Dataset section
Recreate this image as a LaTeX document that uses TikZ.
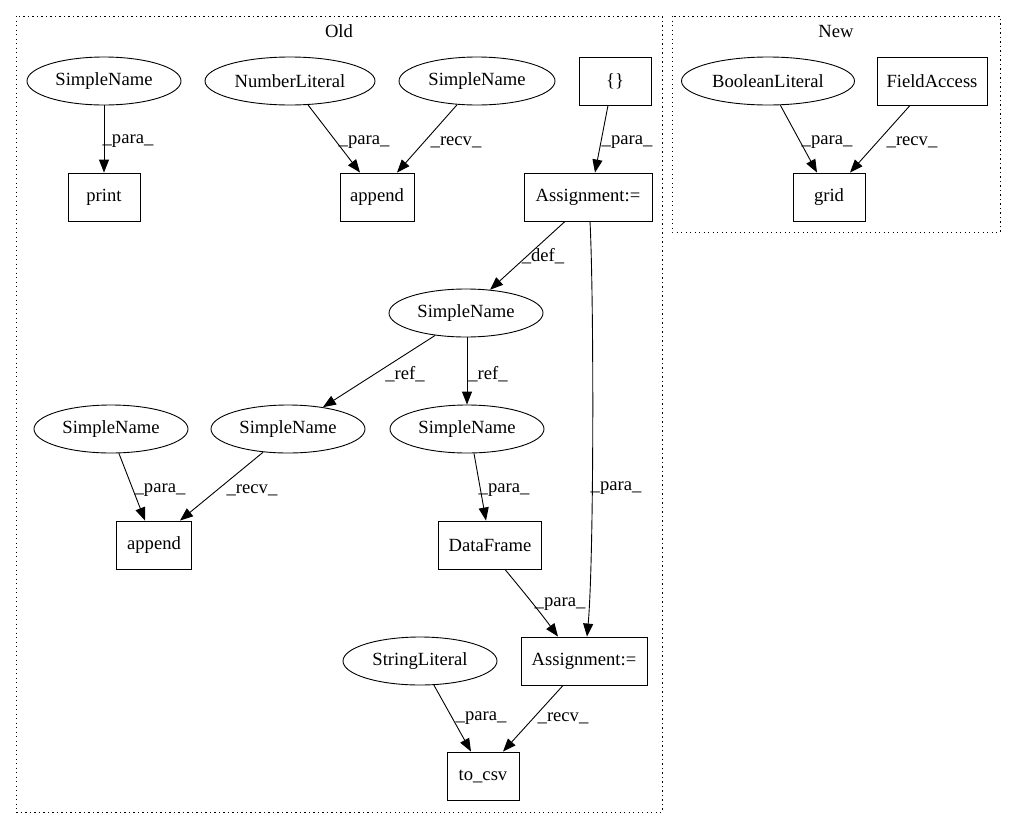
\documentclass[tikz,border=0pt]{standalone}
\usepackage{fontspec}
\setmainfont{Liberation Serif}
\usetikzlibrary{shapes.geometric,arrows.meta}
\begin{document}
\begin{tikzpicture}[x=1pt,y=-1pt,
  every node/.style={font=\fontsize{18.6}{21}\selectfont},
  box/.style={draw,rectangle,minimum height=48pt,inner sep=2pt,line width=0.9pt},
  ell/.style={draw,ellipse,minimum height=48pt,inner sep=1pt,line width=0.9pt},
  e/.style={line width=0.9pt,-{Triangle[length=13pt,width=10pt]}},
  lbl/.style={inner sep=0pt},
  clus/.style={line width=0.9pt,dash pattern=on 1.2pt off 3.3pt}]
\useasboundingbox (0,0) rectangle (1015,828);
% clusters
\draw[clus] (16,16) rectangle (662,812);
\node (old) at (339,31) {Old};
\draw[clus] (672,16) rectangle (1000,232);
\node (new) at (836,31) {New};
% nodes
\node[ell,minimum width=154pt] (sn1) at (104,81) {SimpleName};
\node[box,minimum width=72pt] (print) at (104,197) {print};
\node[ell,minimum width=170pt] (num) at (290,81) {NumberLiteral};
\node[ell,minimum width=156pt] (sn2) at (477,81) {SimpleName};
\node[box,minimum width=74pt] (app1) at (377,197) {append};
\node[box,minimum width=72pt] (br) at (615,81) {\{\}};
\node[box,minimum width=128pt] (as1) at (588,197) {Assignment:=};
\node[ell,minimum width=154pt] (sn3) at (466,313) {SimpleName};
\node[ell,minimum width=154pt] (sn4) at (111,429) {SimpleName};
\node[ell,minimum width=154pt] (sn5) at (288,429) {SimpleName};
\node[ell,minimum width=154pt] (sn6) at (467,429) {SimpleName};
\node[box,minimum width=75pt] (app2) at (154,545) {append};
\node[box,minimum width=103pt] (df) at (490,545) {DataFrame};
\node[box,minimum width=126pt] (as2) at (584,661) {Assignment:=};
\node[ell,minimum width=154pt] (str) at (420,661) {StringLiteral};
\node[box,minimum width=72pt] (csv) at (483,776) {to\_csv};
\node[ell,minimum width=173pt] (bool) at (768,81) {BooleanLiteral};
\node[box,minimum width=110pt] (fa) at (932,81) {FieldAccess};
\node[box,minimum width=72pt] (grid) at (829,197) {grid};
% edges
\draw[e] (sn1.south) -- (print.north);
\node[lbl] (l1) at (128,141) {\_para\_};
\draw[e] (num.-53) -- ([xshift=-17pt]app1.north);
\node[lbl] (l2) at (364,142) {\_para\_};
\draw[e] (sn2.-130) -- ([xshift=20pt]app1.north);
\node[lbl] (l3) at (456,142) {\_recv\_};
\draw[e] ([xshift=-7pt]br.south) -- ([xshift=7pt]as1.north);
\node[lbl] (l4) at (627,142) {\_para\_};
\draw[e] ([xshift=-23pt]as1.south) -- (sn3.44);
\node[lbl] (l5) at (543,256) {\_def\_};
\draw[e] ([xshift=2pt]as1.south) .. controls (594,300) and (594,560) .. ([xshift=3pt]as2.north);
\node[lbl] (l6) at (616,488) {\_para\_};
\draw[e] (sn3.216) -- (sn5.32);
\node[lbl] (l7) at (405,374) {\_ref\_};
\draw[e] ([xshift=1pt]sn3.south) -- (sn6.north);
\node[lbl] (l8) at (488,374) {\_ref\_};
\draw[e] (sn4.-72) -- ([xshift=-9pt]app2.north);
\node[lbl] (l9) at (160,490) {\_para\_};
\draw[e] (sn5.-137) -- ([xshift=26pt]app2.north);
\node[lbl] (l10) at (252,490) {\_recv\_};
\draw[e] (sn6.-74) -- ([xshift=-4pt]df.north);
\node[lbl] (l11) at (504,490) {\_para\_};
\draw[e] ([xshift=15pt]df.south) .. controls (522,590) and (540,612) .. ([xshift=-26pt]as2.north);
\node[lbl] (l12) at (560,604) {\_para\_};
\draw[e] (str.-60) -- ([xshift=-12pt]csv.north);
\node[lbl] (l13) at (481,718) {\_para\_};
\draw[e] ([xshift=-21pt]as2.south) -- ([xshift=20pt]csv.north);
\node[lbl] (l14) at (563,718) {\_recv\_};
\draw[e] (bool.-63) -- ([xshift=-12pt]grid.north);
\node[lbl] (l15) at (827,142) {\_para\_};
\draw[e] ([xshift=-22pt]fa.south) -- ([xshift=21pt]grid.north);
\node[lbl] (l16) at (912,142) {\_recv\_};
\end{tikzpicture}
\end{document}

Short task
Print the complete listing exactly, apart from any pictures.

Output below
Recreate this image as a LaTeX document that uses TikZ.
\documentclass[tikz,border=0pt]{standalone}
\usepackage{fontspec}
\setmainfont{Liberation Serif}
\usetikzlibrary{shapes.geometric,arrows.meta}
\begin{document}
\begin{tikzpicture}[x=1pt,y=-1pt,
  every node/.style={font=\fontsize{18.6}{21}\selectfont},
  box/.style={draw,rectangle,minimum height=48pt,inner sep=2pt,line width=0.9pt},
  ell/.style={draw,ellipse,minimum height=48pt,inner sep=1pt,line width=0.9pt},
  e/.style={line width=0.9pt,-{Triangle[length=13pt,width=10pt]}},
  lbl/.style={inner sep=0pt},
  clus/.style={line width=0.9pt,dash pattern=on 1.2pt off 3.3pt}]
\useasboundingbox (0,0) rectangle (1015,828);
% clusters
\draw[clus] (16,16) rectangle (662,812);
\node (old) at (339,31) {Old};
\draw[clus] (672,16) rectangle (1000,232);
\node (new) at (836,31) {New};
% nodes
\node[ell,minimum width=154pt] (sn1) at (104,81) {SimpleName};
\node[box,minimum width=72pt] (print) at (104,197) {print};
\node[ell,minimum width=170pt] (num) at (290,81) {NumberLiteral};
\node[ell,minimum width=156pt] (sn2) at (477,81) {SimpleName};
\node[box,minimum width=74pt] (app1) at (377,197) {append};
\node[box,minimum width=72pt] (br) at (615,81) {\{\}};
\node[box,minimum width=128pt] (as1) at (588,197) {Assignment:=};
\node[ell,minimum width=154pt] (sn3) at (466,313) {SimpleName};
\node[ell,minimum width=154pt] (sn4) at (111,429) {SimpleName};
\node[ell,minimum width=154pt] (sn5) at (288,429) {SimpleName};
\node[ell,minimum width=154pt] (sn6) at (467,429) {SimpleName};
\node[box,minimum width=75pt] (app2) at (154,545) {append};
\node[box,minimum width=103pt] (df) at (490,545) {DataFrame};
\node[box,minimum width=126pt] (as2) at (584,661) {Assignment:=};
\node[ell,minimum width=154pt] (str) at (420,661) {StringLiteral};
\node[box,minimum width=72pt] (csv) at (483,776) {to\_csv};
\node[ell,minimum width=173pt] (bool) at (768,81) {BooleanLiteral};
\node[box,minimum width=110pt] (fa) at (932,81) {FieldAccess};
\node[box,minimum width=72pt] (grid) at (829,197) {grid};
% edges
\draw[e] (sn1.south) -- (print.north);
\node[lbl] (l1) at (128,141) {\_para\_};
\draw[e] (num.-53) -- ([xshift=-17pt]app1.north);
\node[lbl] (l2) at (364,142) {\_para\_};
\draw[e] (sn2.-130) -- ([xshift=20pt]app1.north);
\node[lbl] (l3) at (456,142) {\_recv\_};
\draw[e] ([xshift=-7pt]br.south) -- ([xshift=7pt]as1.north);
\node[lbl] (l4) at (627,142) {\_para\_};
\draw[e] ([xshift=-23pt]as1.south) -- (sn3.44);
\node[lbl] (l5) at (543,256) {\_def\_};
\draw[e] ([xshift=2pt]as1.south) .. controls (594,300) and (594,560) .. ([xshift=3pt]as2.north);
\node[lbl] (l6) at (616,488) {\_para\_};
\draw[e] (sn3.216) -- (sn5.32);
\node[lbl] (l7) at (405,374) {\_ref\_};
\draw[e] ([xshift=1pt]sn3.south) -- (sn6.north);
\node[lbl] (l8) at (488,374) {\_ref\_};
\draw[e] (sn4.-72) -- ([xshift=-9pt]app2.north);
\node[lbl] (l9) at (160,490) {\_para\_};
\draw[e] (sn5.-137) -- ([xshift=26pt]app2.north);
\node[lbl] (l10) at (252,490) {\_recv\_};
\draw[e] (sn6.-74) -- ([xshift=-4pt]df.north);
\node[lbl] (l11) at (504,490) {\_para\_};
\draw[e] ([xshift=15pt]df.south) .. controls (522,590) and (540,612) .. ([xshift=-26pt]as2.north);
\node[lbl] (l12) at (560,604) {\_para\_};
\draw[e] (str.-60) -- ([xshift=-12pt]csv.north);
\node[lbl] (l13) at (481,718) {\_para\_};
\draw[e] ([xshift=-21pt]as2.south) -- ([xshift=20pt]csv.north);
\node[lbl] (l14) at (563,718) {\_recv\_};
\draw[e] (bool.-63) -- ([xshift=-12pt]grid.north);
\node[lbl] (l15) at (827,142) {\_para\_};
\draw[e] ([xshift=-22pt]fa.south) -- ([xshift=21pt]grid.north);
\node[lbl] (l16) at (912,142) {\_recv\_};
\end{tikzpicture}
\end{document}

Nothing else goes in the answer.